I began supering in 1985, with a brand new complete Ring
cycle. Since then, I’ve done all the classics—Carmen, La Bohème, Rigoletto
, etc. etc. —as well as my share of more obscure pieces. However, the one thing I’ve never done is a brand-new, hot-off-the-presses, world-premiere opera—until now!!! [Photo Left: Laurel Winzler in her English maid costume from The Secret Garden.
Laurel Winzler shows her versatility as a supernumerary in 2012's Attila
and I Capuleti e i Montecchi.
I’m having a ball being one of the five supers who are part of the cast in The Secret Garden
. The show has no conventional set: instead of large pieces of scenery, most of the physical spaces in the opera will be created with video projections. This makes rehearsals pretty interesting, because so far we’ve been acting around ropes strung across the stage to indicate the locations of the scrims where the video images will appear. Though the designer gave us a glimpse at the working video, it’s still hard to imagine what each of the scenes will look like when everything is finally in place. The one thing we do know is that it’s going to be amazing and beautiful!
Laurel Winzler in her Indian servant costume for The Secret Garden.
I play two different parts during the show: first, I’m an Indian servant who waits on the English ladies and gentlemen, and then I’m an English servant who waits on the English ladies and gentlemen.... in other words, I’m typecast ! This is pretty typical, as supers are often called upon to play the “background” characters like servants, soldiers, nuns and townspeople who help fill out the stage picture. In The Secret Garden
, we’re actually quite important even though we play humble characters, because we’re needed to bring props on and off the stage so the action can continue smoothly without scene breaks. We get to have a lot of fun interacting with our young and very talented cast—they have so much energy and enthusiasm, it makes rehearsals fly by!!
A production photo from the dress rehearsal of The Secret Garden shows soprano Sarah Shafer as Mary Lennox and Laurel Winzler (far Right) as the Indian servant. Photo by Peter DaSilva.

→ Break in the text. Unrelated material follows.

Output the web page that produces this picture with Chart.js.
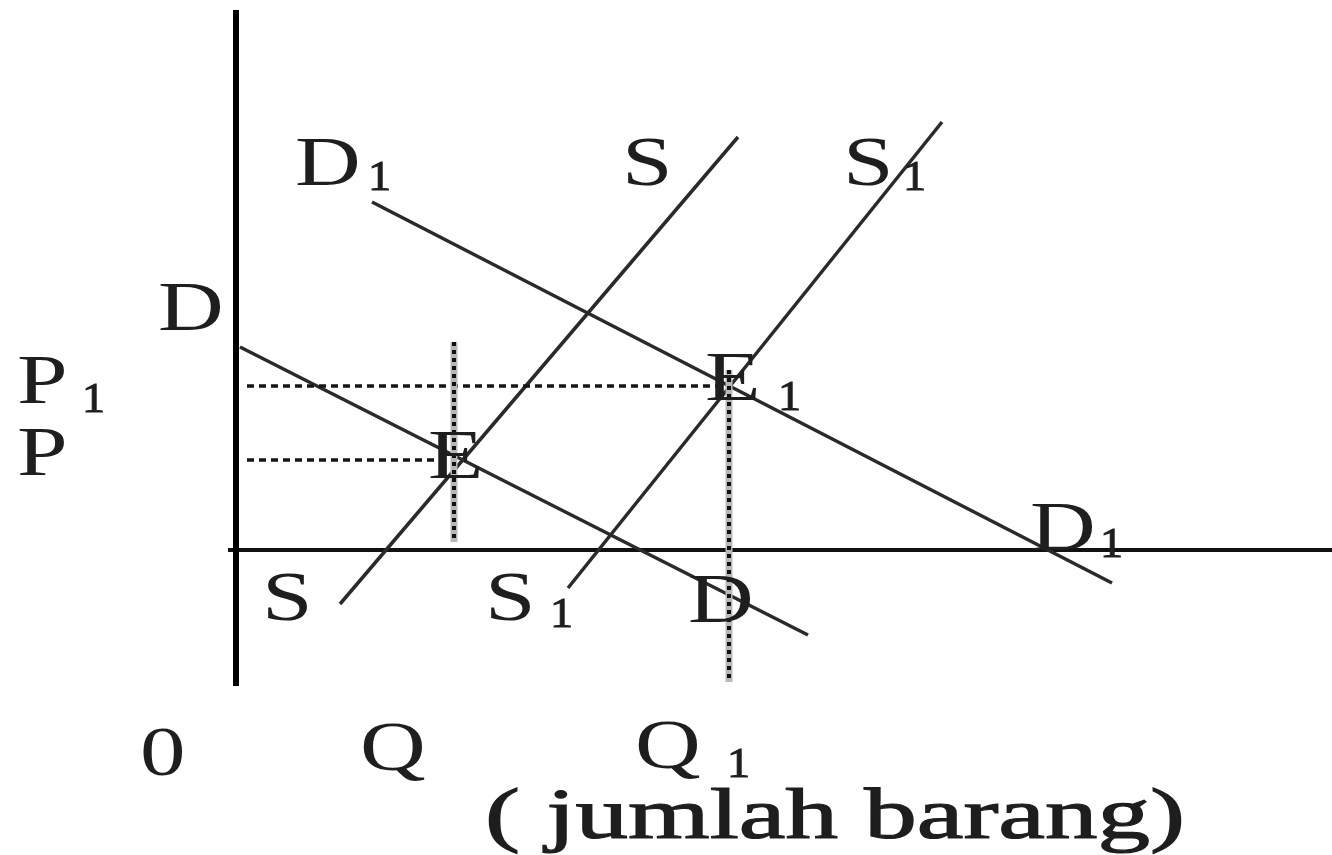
<!DOCTYPE html>
<html>
<head>
<meta charset="utf-8">
<script src="https://cdn.jsdelivr.net/npm/chart.js@4/dist/chart.umd.min.js"></script>
<style>
  html, body { margin: 0; padding: 0; background: #fff; }
  canvas { display: block; }
</style>
</head>
<body>
<canvas id="myChart" width="1332" height="855"></canvas>
<script>
// values (quantity on x, price on y, origin at O)
const axisPrice = [{x: 0.1, y: 54.0}, {x: 0.1, y: -13.6}];
const axisQty = [{x: -0.7, y: 0}, {x: 109.7, y: 0}];

const demandD = [{x: 0.5, y: 20.3}, {x: 57.3, y: -8.5}];
const demandD1 = [{x: 13.7, y: 34.8}, {x: 87.7, y: -3.3}];
const supplyS = [{x: 10.5, y: -5.4}, {x: 50.3, y: 41.3}];
const supplyS1 = [{x: 33.3, y: -3.8}, {x: 70.7, y: 42.8}];

const guideP = [{x: 1.2, y: 9.0}, {x: 21.5, y: 9.0}];
const guideP1 = [{x: 1.2, y: 16.4}, {x: 48.8, y: 16.4}];
const guideQ = [{x: 21.9, y: 20.8}, {x: 21.9, y: 0.8}];
const guideQ1 = [{x: 49.4, y: 18.0}, {x: 49.4, y: -13.2}];

// text labels: [text, x, y] (left / baseline)
const bigLabels = [
  ["D", 6.0, 36.5], ["S", 38.7, 36.5], ["S", 60.8, 36.5],
  ["D", -7.7, 22.0], ["P", -21.8, 14.7], ["P", -21.8, 7.5],
  ["E", 19.3, 7.2], ["E", 47.0, 15.0], ["D", 79.5, 0.0],
  ["S", 2.7, -7.0], ["S", 25.0, -7.0], ["D", 45.3, -7.2],
  ["0", -9.5, -22.5], ["Q", 12.5, -22.0], ["Q", 40.0, -21.8]
];
const subLabels = [
  ["1", 13.3, 36.0], ["1", 66.8, 36.0], ["1", -15.3, 13.8],
  ["1", 54.3, 14.0], ["1", 86.5, -0.7], ["1", 31.5, -7.7],
  ["1", 49.2, -22.7]
];
const axisTitle = ["( jumlah barang)", 25.0, -28.8];

function seg(data, color, width, dash) {
  return {
    data: data,
    showLine: true,
    borderColor: color,
    borderWidth: width,
    borderDash: dash || [],
    pointRadius: 0,
    fill: false
  };
}

const textPlugin = {
  id: 'textLabels',
  afterDatasetsDraw(chart) {
    const ctx = chart.ctx;
    const xs = chart.scales.x, ys = chart.scales.y;
    function put(t, x, y, font, stretch, heavy) {
      ctx.save();
      ctx.font = font;
      ctx.fillStyle = '#1e1e1e';
      ctx.strokeStyle = '#1e1e1e';
      ctx.lineWidth = heavy || 0;
      ctx.textBaseline = 'alphabetic';
      ctx.translate(xs.getPixelForValue(x), ys.getPixelForValue(y));
      ctx.scale(stretch, 1);
      ctx.fillText(t, 0, 0);
      if (heavy) ctx.strokeText(t, 0, 0);
      ctx.restore();
    }
    bigLabels.forEach(l => put(l[0], l[1], l[2], '70px "Liberation Serif"', 1.3));
    subLabels.forEach(l => put(l[0], l[1], l[2], '42px "Liberation Serif"', 1.1, 1));
    // stretch the axis title to its width in the picture
    ctx.font = '72px "Liberation Serif"';
    const w = ctx.measureText(axisTitle[0]).width;
    put(axisTitle[0], axisTitle[1], axisTitle[2], '72px "Liberation Serif"', 700 / w, 1.2);
  }
};

// chart.js paints the first dataset on top, so marks go from top layer down
new Chart(document.getElementById('myChart'), {
  type: 'scatter',
  data: {
    datasets: [
      seg(guideQ, '#111', 4, [4, 4]),
      seg(guideQ1, '#111', 4, [4, 4]),
      seg(guideQ, '#b8b8b8', 7),
      seg(guideQ1, '#b8b8b8', 7),
      seg(guideP, '#151515', 3.5, [7, 5]),
      seg(guideP1, '#151515', 3.5, [7, 5]),
      seg(demandD, '#2a2a2a', 3.5),
      seg(demandD1, '#2a2a2a', 3.5),
      seg(supplyS, '#2a2a2a', 3.5),
      seg(supplyS1, '#2a2a2a', 3.5),
      seg(axisPrice, '#000', 6),
      seg(axisQty, '#111', 4)
    ]
  },
  options: {
    responsive: false,
    animation: false,
    layout: { padding: 0 },
    scales: {
      x: { type: 'linear', display: false, min: -23.5, max: 109.7 },
      y: { type: 'linear', display: false, min: -30.5, max: 55.0 }
    },
    plugins: {
      legend: { display: false },
      tooltip: { enabled: false }
    }
  },
  plugins: [textPlugin]
});
</script>
</body>
</html>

My biggest challenge is going to be a very quick costume change from an Indian servant in a sari to an English housemaid a la Downton Abbey
. The hardest things to get into quickly are shoes, so the Costume Shop took pity on me and gave me the easiest pair they had—whew! I just have to remember to take my bindi
off before coming back on stage in my English maid’s costume—imagine what the Dowager Duchess would say if I forgot :)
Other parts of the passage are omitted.